> **Aim of the task**
Only the lines from the one containing "Rebuild this diagram" through the one containing "(912,412) -- (1175,412);" belong in the answer; copy them exactly and leave out pictures.

:::

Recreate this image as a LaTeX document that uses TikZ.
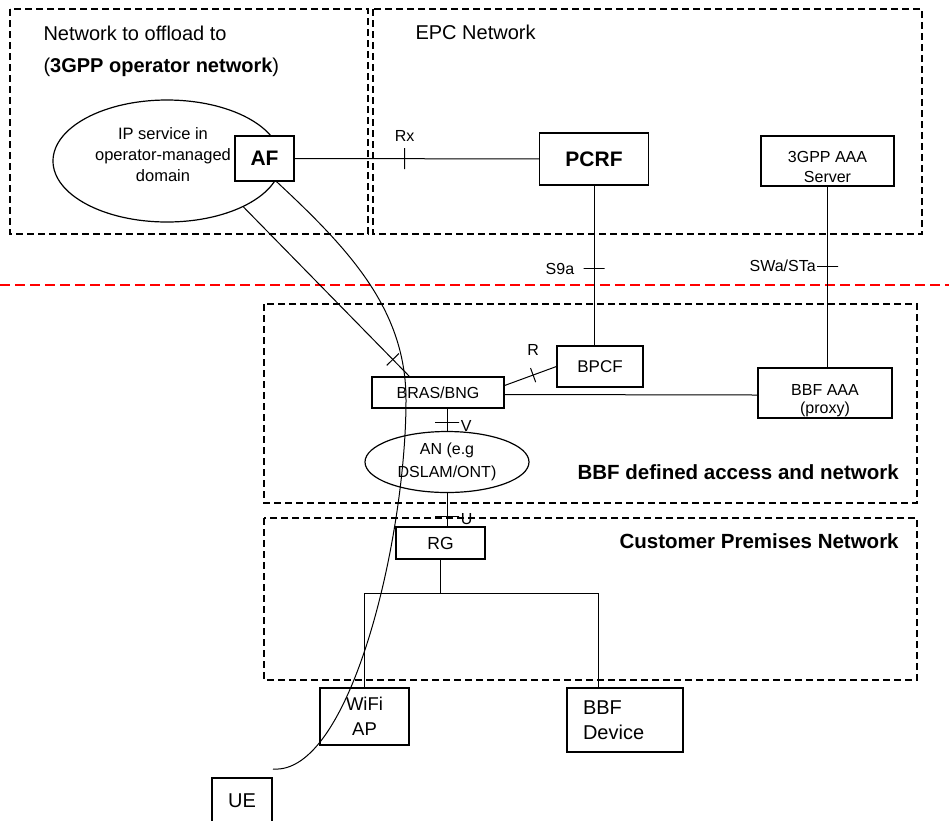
\documentclass[tikz,border=0pt]{standalone}
\usepackage{fontspec}
\setmainfont{Liberation Sans}
\usepackage{xcolor}
\usetikzlibrary{shapes.geometric}

\begin{document}
\begin{tikzpicture}[x=1pt,y=-1pt,
    font=\fontsize{16}{18}\selectfont,
    box/.style={draw,line width=1.2pt,fill=white,inner sep=0pt,align=center},
    frame/.style={draw,line width=1.1pt,dash pattern=on 7pt off 4pt},
    link/.style={line width=1pt},
    iface/.style={draw,sloped,line width=1pt,minimum width=0pt,minimum height=21pt,inner sep=0pt},
    title/.style={anchor=base west,font=\fontsize{20}{24}\selectfont}]
    \def\bigbold{\fontsize{20.5}{24}\selectfont\bfseries}
    \useasboundingbox (0,0) rectangle (949,820);
    % Domain frames
    \draw[frame] (10,9) rectangle (368,234);
    \draw[frame] (373,9) rectangle (922,234);
    \draw[frame] (264,304) rectangle (917,503);
    \draw[frame] (264,518) rectangle (917,680);
    % 3GPP / BBF border
    \draw[red,line width=1.8pt,dash pattern=on 10pt off 5pt] (0,285) -- (949,285);
    % Frame titles
    \node[title] (offload) at (40,40) {Network to offload to};
    \node[title] (offloadop) at (40,72) {(\textbf{3GPP operator network})};
    \node[title] (epc) at (412,39) {EPC Network};
    \node[title,font=\bigbold] (bbfnet) at (574,479) {BBF defined access and network};
    \node[title,font=\bigbold] (cpn) at (616,548) {Customer Premises Network};
    % IP service in operator-managed domain
    \node[draw,ellipse,line width=1.2pt,minimum width=228,minimum height=122,inner sep=0pt] (ipsvc) at (167,161) {};
    \node[align=center,font=\fontsize{16.5}{21}\selectfont] (ipsvctxt) at (163,155) {IP service in\\operator-managed\\domain};
    % AF
    \node[box,font=\fontsize{21}{24}\selectfont\bfseries,minimum width=59,minimum height=45] (af) at (264.5,158.5) {AF};
    % PCRF
    \node[box,font=\fontsize{21}{24}\selectfont\bfseries,minimum width=109,minimum height=52] (pcrf) at (594,159) {PCRF};
    % 3GPP AAA Server
    \node[box,minimum width=133,minimum height=50] (aaa) at (827.5,161) {};
    \node[align=center,font=\fontsize{16}{20}\selectfont] (aaatxt) at (827.5,167) {3GPP AAA\\Server};
    % BPCF
    \node[box,font=\fontsize{17}{20}\selectfont,minimum width=86,minimum height=41] (bpcf) at (600,366.5) {BPCF};
    % BRAS/BNG
    \node[box,minimum width=132,minimum height=31] (bras) at (438,392.5) {BRAS/BNG};
    % BBF AAA (proxy)
    \node[box,minimum width=134,minimum height=50] (bbfaaa) at (825,393) {};
    \node[align=center,font=\fontsize{16}{18}\selectfont] (bbfaaatxt) at (825,401) {BBF AAA\\(proxy)};
    % AN
    \node[draw,ellipse,line width=1.2pt,minimum width=164,minimum height=61,inner sep=0pt,align=center,
      font=\fontsize{16}{23}\selectfont] (an) at (447,462) {AN (e.g\\DSLAM/ONT)};
    % RG
    \node[box,font=\fontsize{17.5}{20}\selectfont,minimum width=89,minimum height=32] (rg) at (440.5,543) {RG};
    % WiFi AP
    \node[box,font=\fontsize{18.5}{25}\selectfont,minimum width=89,minimum height=57] (wifi) at (364.5,716.5) {WiFi\\AP};
    % BBF Device
    \node[box,font=\fontsize{20}{25}\selectfont,align=left,text width=84,inner xsep=16,minimum height=64] (dev) at (625,720) {BBF\\Device};
    % UE
    \node[box,font=\fontsize{20}{24}\selectfont,minimum width=60,minimum height=46] (ue) at (242,801) {UE};
    % Reference points
    \draw[link] (af) -- node[iface,pos=0.45]{} node[pos=0.45,yshift=23]{Rx} (pcrf);
    \draw[link] (pcrf) -- node[iface,pos=0.52]{} node[pos=0.52,anchor=east,xshift=-16]{S9a} (pcrf |- bpcf.north);
    \draw[link] (aaa) -- node[iface,pos=0.44]{} node[pos=0.44,anchor=east,xshift=-8]{SWa/STa} (aaa |- bbfaaa.north);
    \draw[link] ([yshift=7]bras.east) -- node[iface,pos=0.55,minimum height=15]{} node[pos=0.55,yshift=25]{R} (bpcf.west);
    \draw[link] ([yshift=-2]bras.east) -- ([yshift=-2]bbfaaa.west);
    \draw[link] (ipsvc.-31) -- node[iface,pos=0.9,minimum height=17]{} ([xshift=38]bras.north west);
    \draw[link] (an) -- node[iface,pos=0.375,minimum height=24]{} node[pos=0.375,anchor=west,xshift=10,yshift=-3]{V} (an |- bras.south);
    \draw[link] (an) -- node[iface,pos=0.7,minimum height=24]{} node[pos=0.7,anchor=west,xshift=10,yshift=-3]{U} (an |- rg.north);
    % Home network bus
    \coordinate (busl) at (364,593);
    \coordinate (busr) at (598,593);
    \draw[link] (rg) -- (rg |- busl);
    \draw[link] (busl) -- (busr);
    \draw[link] (busl) -- (busl |- wifi.north);
    \draw[link] (busr) -- (busr |- dev.north);
    % UE traffic path
    \coordinate (uetip) at (273,769);
    \draw[link] ([xshift=12]af.south) .. controls (350,250) and (406,310) .. (406,400)
      .. controls (406,540) and (350,775) .. (uetip);
\end{tikzpicture}
\end{document}
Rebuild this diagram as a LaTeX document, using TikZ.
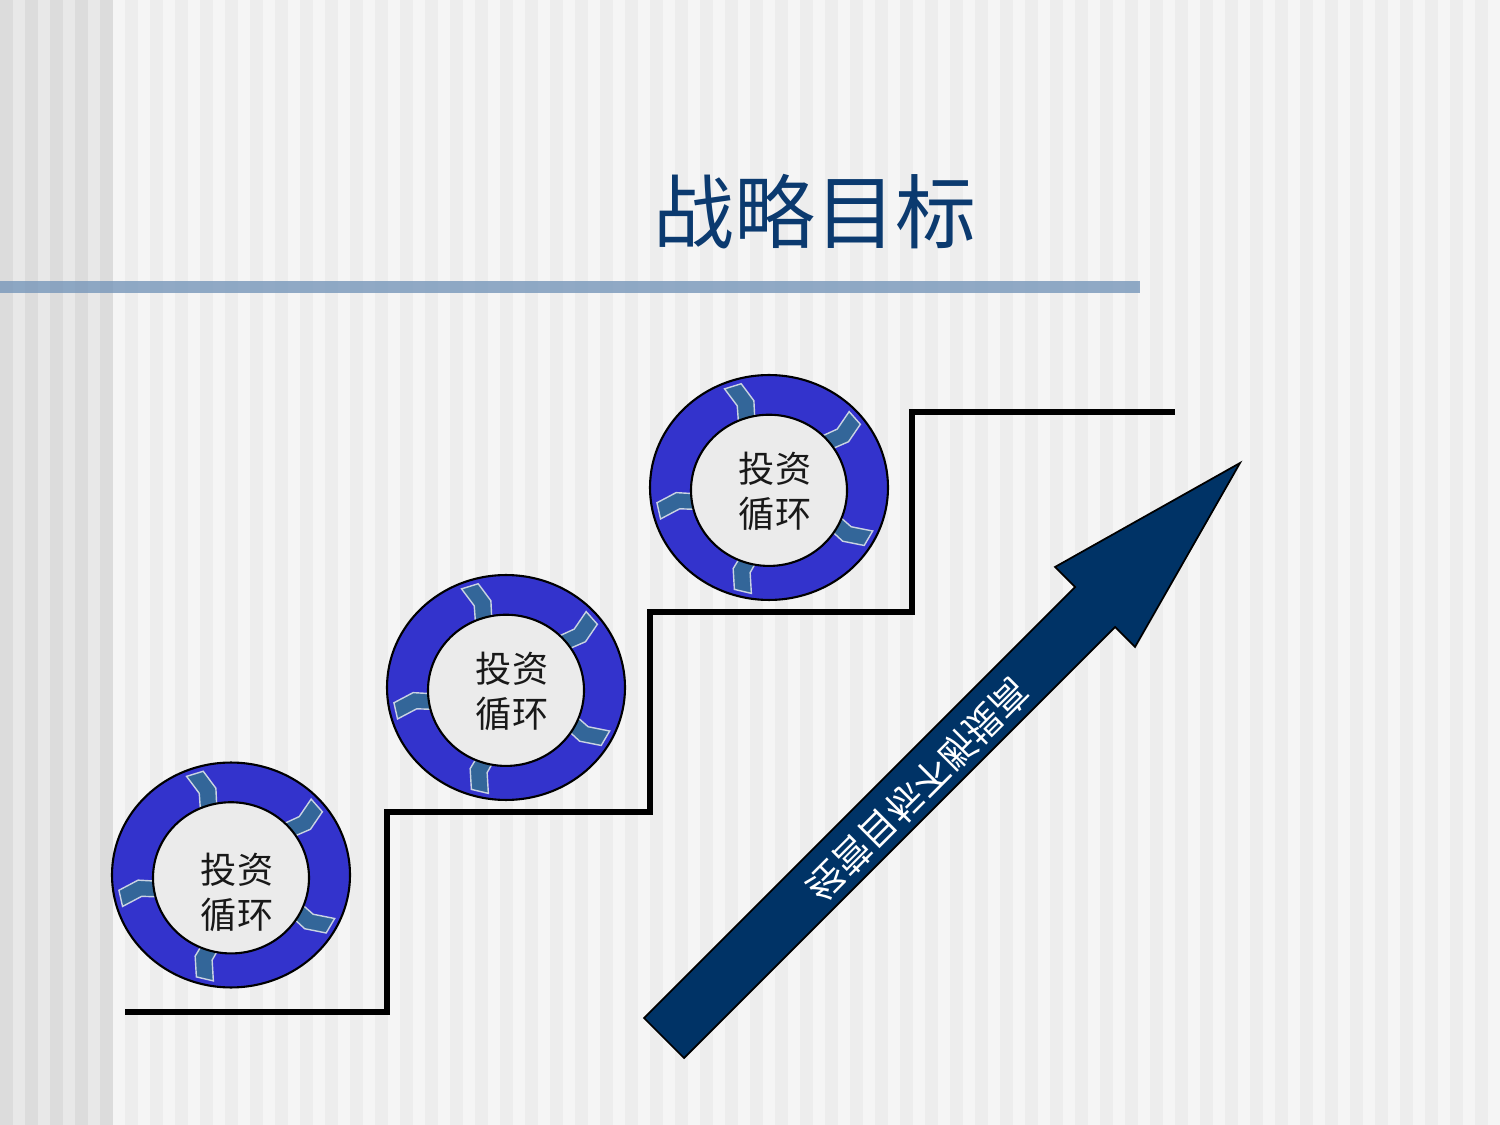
\documentclass[tikz,border=0pt]{standalone}
\usepackage{fontspec}
\usepackage{xcolor}
\usepackage{graphicx}
\usepackage{tikz}
\newfontfamily\cjk{Noto Sans CJK SC}
\definecolor{darkstripe}{HTML}{DCDCDC}
\definecolor{midstripe}{HTML}{E8E8E8}
\definecolor{palestripe}{HTML}{EDEDED}
\definecolor{paper}{HTML}{F5F5F5}
\definecolor{rulecolor}{HTML}{7797BA}
\definecolor{titleblue}{HTML}{0B3A6F}
\definecolor{ringblue}{HTML}{3333CC}
\definecolor{hubgrey}{HTML}{EBEBEB}
\definecolor{chevblue}{HTML}{336699}
\definecolor{chevedge}{HTML}{C9D3E2}
\definecolor{navy}{HTML}{003366}

\begin{document}
\begin{tikzpicture}[
    x=0.01cm, y=-0.01cm,
    ring/.style={fill=ringblue, draw=black, line width=0.6pt},
    hub/.style={fill=hubgrey, draw=black, line width=0.6pt},
    chevron/.style={fill=chevblue, draw=chevedge, line width=0.4pt},
    cycletext/.style={font=\cjk\fontsize{10.3}{12.8}\selectfont, align=center,
                      text=black!90, inner sep=0pt},
    heading/.style={font=\cjk\fontsize{23}{26}\selectfont, text=titleblue, inner sep=0pt},
    stair/.style={line width=1.6pt, line join=miter},
    bigarrow/.style={fill=navy, draw=black, line width=0.5pt, line join=miter},
    arrowtext/.style={font=\cjk\fontsize{10.5}{13}\selectfont, text=white, rotate=45,
                      inner sep=0pt}
  ]
    \useasboundingbox (0,0) rectangle (1500,1125);
    % background stripes
    \fill[midstripe] (0,0) rectangle (112.5,1125);
    \fill[paper] (112.5,0) rectangle (1500,1125);
    \foreach \k in {0,...,4}
      \fill[darkstripe] (\k*25,0) rectangle ++(12.5,1125);
    \foreach \k in {0,...,54}
      \fill[palestripe] (125+\k*25,0) rectangle ++(12.5,1125);
    \fill[rulecolor, opacity=0.8] (0,281.5) rectangle (1140,293.5);

    \node[heading] (title) at (815,212) {战略目标};

    % steps
    \draw[stair] (125,1012) -| (387,812) -| (650,612) -| (912,412) -- (1175,412);

    % investment cycles
    \foreach \name/\cx/\cy/\ty in {cycleA/231/875/17, cycleB/506/687.5/4, cycleC/769/487.5/4} {
      \begin{scope}[shift={(\cx,\cy)}, yscale=0.945]
        \draw[ring] (0,0) circle (119);
        \foreach \a in {108,40,-29,-104,192}
          \draw[chevron, rotate=\a] (72,8.5) -- (92,14) -- (113,7.5) -- (113,-10)
            -- (92,-3.5) -- (72,-8.5) -- cycle;
        \draw[hub] (0,3) ellipse [x radius=78, y radius=80];
      \end{scope}
      \node[cycletext] (\name) at (\cx+6,\cy+\ty) {投资\\循环};
    }

    % rising arrow
    \draw[bigarrow] (644,1018) -- (1075,587) -- (1055,567) -- (1240,463) -- (1135,647)
      -- (1115,627) -- (684,1058) -- cycle;
    \node[arrowtext] (goal) at (918,790) {\scalebox{1}[-1]{经营目标不断提高}};
\end{tikzpicture}
\end{document}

:::

> **Exercise result**
Rebuild this diagram as a LaTeX document, using TikZ.
\documentclass[tikz,border=0pt]{standalone}
\usepackage{fontspec}
\usepackage{xcolor}
\usepackage{graphicx}
\usepackage{tikz}
\newfontfamily\cjk{Noto Sans CJK SC}
\definecolor{darkstripe}{HTML}{DCDCDC}
\definecolor{midstripe}{HTML}{E8E8E8}
\definecolor{palestripe}{HTML}{EDEDED}
\definecolor{paper}{HTML}{F5F5F5}
\definecolor{rulecolor}{HTML}{7797BA}
\definecolor{titleblue}{HTML}{0B3A6F}
\definecolor{ringblue}{HTML}{3333CC}
\definecolor{hubgrey}{HTML}{EBEBEB}
\definecolor{chevblue}{HTML}{336699}
\definecolor{chevedge}{HTML}{C9D3E2}
\definecolor{navy}{HTML}{003366}

\begin{document}
\begin{tikzpicture}[
    x=0.01cm, y=-0.01cm,
    ring/.style={fill=ringblue, draw=black, line width=0.6pt},
    hub/.style={fill=hubgrey, draw=black, line width=0.6pt},
    chevron/.style={fill=chevblue, draw=chevedge, line width=0.4pt},
    cycletext/.style={font=\cjk\fontsize{10.3}{12.8}\selectfont, align=center,
                      text=black!90, inner sep=0pt},
    heading/.style={font=\cjk\fontsize{23}{26}\selectfont, text=titleblue, inner sep=0pt},
    stair/.style={line width=1.6pt, line join=miter},
    bigarrow/.style={fill=navy, draw=black, line width=0.5pt, line join=miter},
    arrowtext/.style={font=\cjk\fontsize{10.5}{13}\selectfont, text=white, rotate=45,
                      inner sep=0pt}
  ]
    \useasboundingbox (0,0) rectangle (1500,1125);
    % background stripes
    \fill[midstripe] (0,0) rectangle (112.5,1125);
    \fill[paper] (112.5,0) rectangle (1500,1125);
    \foreach \k in {0,...,4}
      \fill[darkstripe] (\k*25,0) rectangle ++(12.5,1125);
    \foreach \k in {0,...,54}
      \fill[palestripe] (125+\k*25,0) rectangle ++(12.5,1125);
    \fill[rulecolor, opacity=0.8] (0,281.5) rectangle (1140,293.5);

    \node[heading] (title) at (815,212) {战略目标};

    % steps
    \draw[stair] (125,1012) -| (387,812) -| (650,612) -| (912,412) -- (1175,412);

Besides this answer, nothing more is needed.